[Start]

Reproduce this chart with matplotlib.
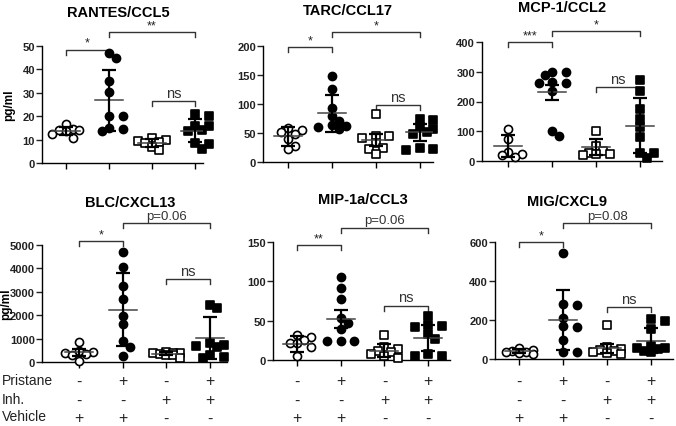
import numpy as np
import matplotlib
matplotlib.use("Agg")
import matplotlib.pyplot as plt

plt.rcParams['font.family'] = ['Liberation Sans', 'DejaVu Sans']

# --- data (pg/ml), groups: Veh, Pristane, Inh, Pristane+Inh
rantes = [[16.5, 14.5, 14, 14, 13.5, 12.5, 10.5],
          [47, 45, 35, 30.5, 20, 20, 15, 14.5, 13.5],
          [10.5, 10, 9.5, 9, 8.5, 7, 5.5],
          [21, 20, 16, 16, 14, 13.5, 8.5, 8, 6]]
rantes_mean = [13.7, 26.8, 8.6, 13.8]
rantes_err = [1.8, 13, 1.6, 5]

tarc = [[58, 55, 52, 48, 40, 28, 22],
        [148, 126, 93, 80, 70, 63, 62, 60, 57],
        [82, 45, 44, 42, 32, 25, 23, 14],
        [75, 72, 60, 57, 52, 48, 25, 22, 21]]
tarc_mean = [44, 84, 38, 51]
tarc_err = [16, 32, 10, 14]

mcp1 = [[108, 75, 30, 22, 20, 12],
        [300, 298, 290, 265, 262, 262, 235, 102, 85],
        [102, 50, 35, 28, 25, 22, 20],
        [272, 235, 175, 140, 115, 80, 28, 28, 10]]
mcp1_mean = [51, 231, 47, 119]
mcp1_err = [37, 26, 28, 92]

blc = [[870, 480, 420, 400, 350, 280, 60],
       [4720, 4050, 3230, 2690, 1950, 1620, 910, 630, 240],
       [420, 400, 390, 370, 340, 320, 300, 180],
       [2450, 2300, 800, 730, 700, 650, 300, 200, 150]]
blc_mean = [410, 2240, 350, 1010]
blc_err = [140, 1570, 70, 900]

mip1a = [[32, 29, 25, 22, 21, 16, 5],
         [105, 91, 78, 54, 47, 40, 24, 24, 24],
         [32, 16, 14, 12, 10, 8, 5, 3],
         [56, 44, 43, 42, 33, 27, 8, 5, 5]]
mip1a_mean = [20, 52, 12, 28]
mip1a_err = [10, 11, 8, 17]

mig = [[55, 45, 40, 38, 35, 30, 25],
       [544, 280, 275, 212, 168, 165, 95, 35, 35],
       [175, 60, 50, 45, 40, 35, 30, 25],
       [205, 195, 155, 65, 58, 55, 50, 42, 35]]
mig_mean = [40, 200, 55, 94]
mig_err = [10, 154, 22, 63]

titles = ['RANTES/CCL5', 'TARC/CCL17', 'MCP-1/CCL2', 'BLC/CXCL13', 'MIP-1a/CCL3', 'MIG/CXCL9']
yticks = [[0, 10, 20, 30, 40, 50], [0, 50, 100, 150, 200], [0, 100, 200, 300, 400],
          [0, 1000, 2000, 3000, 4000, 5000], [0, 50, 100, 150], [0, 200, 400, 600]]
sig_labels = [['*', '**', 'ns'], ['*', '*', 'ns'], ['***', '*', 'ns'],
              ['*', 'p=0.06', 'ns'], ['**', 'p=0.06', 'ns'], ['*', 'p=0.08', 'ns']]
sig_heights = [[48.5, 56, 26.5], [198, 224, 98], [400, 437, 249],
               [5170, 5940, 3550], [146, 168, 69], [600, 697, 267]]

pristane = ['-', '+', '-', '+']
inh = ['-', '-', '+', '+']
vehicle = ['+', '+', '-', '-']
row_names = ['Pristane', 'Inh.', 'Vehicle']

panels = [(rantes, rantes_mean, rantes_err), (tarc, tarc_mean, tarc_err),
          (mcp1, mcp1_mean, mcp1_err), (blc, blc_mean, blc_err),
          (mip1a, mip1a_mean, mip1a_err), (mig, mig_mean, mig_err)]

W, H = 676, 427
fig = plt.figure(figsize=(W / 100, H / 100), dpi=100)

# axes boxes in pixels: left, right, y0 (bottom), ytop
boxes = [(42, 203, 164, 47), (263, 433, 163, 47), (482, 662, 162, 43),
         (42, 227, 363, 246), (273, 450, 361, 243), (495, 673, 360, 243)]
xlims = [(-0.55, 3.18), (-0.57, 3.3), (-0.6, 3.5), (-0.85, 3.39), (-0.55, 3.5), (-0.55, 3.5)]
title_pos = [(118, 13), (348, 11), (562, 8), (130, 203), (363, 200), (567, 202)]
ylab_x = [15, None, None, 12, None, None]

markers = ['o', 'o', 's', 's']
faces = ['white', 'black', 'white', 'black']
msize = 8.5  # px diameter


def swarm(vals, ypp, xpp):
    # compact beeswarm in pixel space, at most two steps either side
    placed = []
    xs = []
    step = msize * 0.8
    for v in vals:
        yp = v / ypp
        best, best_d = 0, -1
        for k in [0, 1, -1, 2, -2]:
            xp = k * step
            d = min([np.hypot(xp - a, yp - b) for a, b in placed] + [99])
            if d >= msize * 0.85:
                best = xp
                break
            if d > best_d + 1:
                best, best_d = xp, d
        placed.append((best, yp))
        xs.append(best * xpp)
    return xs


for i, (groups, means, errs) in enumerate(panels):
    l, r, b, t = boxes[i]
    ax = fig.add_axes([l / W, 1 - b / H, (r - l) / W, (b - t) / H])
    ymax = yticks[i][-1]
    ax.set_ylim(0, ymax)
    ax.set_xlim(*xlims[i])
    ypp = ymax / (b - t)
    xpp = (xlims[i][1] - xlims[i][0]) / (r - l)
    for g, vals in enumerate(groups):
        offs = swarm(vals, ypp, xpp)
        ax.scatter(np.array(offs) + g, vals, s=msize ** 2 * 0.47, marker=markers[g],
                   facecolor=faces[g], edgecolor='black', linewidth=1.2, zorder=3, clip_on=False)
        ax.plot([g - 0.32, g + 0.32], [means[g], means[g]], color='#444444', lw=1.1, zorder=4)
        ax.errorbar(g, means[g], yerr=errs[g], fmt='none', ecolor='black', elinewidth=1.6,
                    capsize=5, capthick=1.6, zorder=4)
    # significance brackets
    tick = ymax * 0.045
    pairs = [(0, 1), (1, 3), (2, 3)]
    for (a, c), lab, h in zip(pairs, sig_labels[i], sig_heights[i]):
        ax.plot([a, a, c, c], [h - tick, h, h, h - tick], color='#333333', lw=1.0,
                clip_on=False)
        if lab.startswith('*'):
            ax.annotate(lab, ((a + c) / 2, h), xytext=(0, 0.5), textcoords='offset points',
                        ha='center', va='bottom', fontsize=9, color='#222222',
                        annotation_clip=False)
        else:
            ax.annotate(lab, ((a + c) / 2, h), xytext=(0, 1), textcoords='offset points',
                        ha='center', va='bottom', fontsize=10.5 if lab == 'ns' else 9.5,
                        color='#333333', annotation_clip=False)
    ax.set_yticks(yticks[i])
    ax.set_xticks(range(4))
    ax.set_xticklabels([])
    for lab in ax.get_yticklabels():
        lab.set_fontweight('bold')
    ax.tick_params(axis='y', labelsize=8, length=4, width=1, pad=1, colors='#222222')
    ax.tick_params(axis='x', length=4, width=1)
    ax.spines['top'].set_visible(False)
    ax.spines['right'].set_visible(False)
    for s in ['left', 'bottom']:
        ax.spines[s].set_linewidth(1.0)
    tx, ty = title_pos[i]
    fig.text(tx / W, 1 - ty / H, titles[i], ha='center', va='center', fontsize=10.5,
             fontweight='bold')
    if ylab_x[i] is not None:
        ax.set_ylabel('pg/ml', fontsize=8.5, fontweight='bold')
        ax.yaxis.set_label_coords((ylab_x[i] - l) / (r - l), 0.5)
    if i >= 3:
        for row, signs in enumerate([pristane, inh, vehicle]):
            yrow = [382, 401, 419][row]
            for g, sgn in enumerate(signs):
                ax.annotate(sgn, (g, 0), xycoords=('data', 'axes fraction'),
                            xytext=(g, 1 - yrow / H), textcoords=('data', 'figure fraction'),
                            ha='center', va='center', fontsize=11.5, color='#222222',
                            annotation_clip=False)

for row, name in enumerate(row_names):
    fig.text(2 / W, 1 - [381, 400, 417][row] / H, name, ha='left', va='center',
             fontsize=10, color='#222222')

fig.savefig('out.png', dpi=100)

[End]

■ **Aim**: Leave out every line without the string "matplotlib" and copy the rest.

■ **Complete answer**:
Reproduce this chart with matplotlib.
import matplotlib
matplotlib.use("Agg")
import matplotlib.pyplot as plt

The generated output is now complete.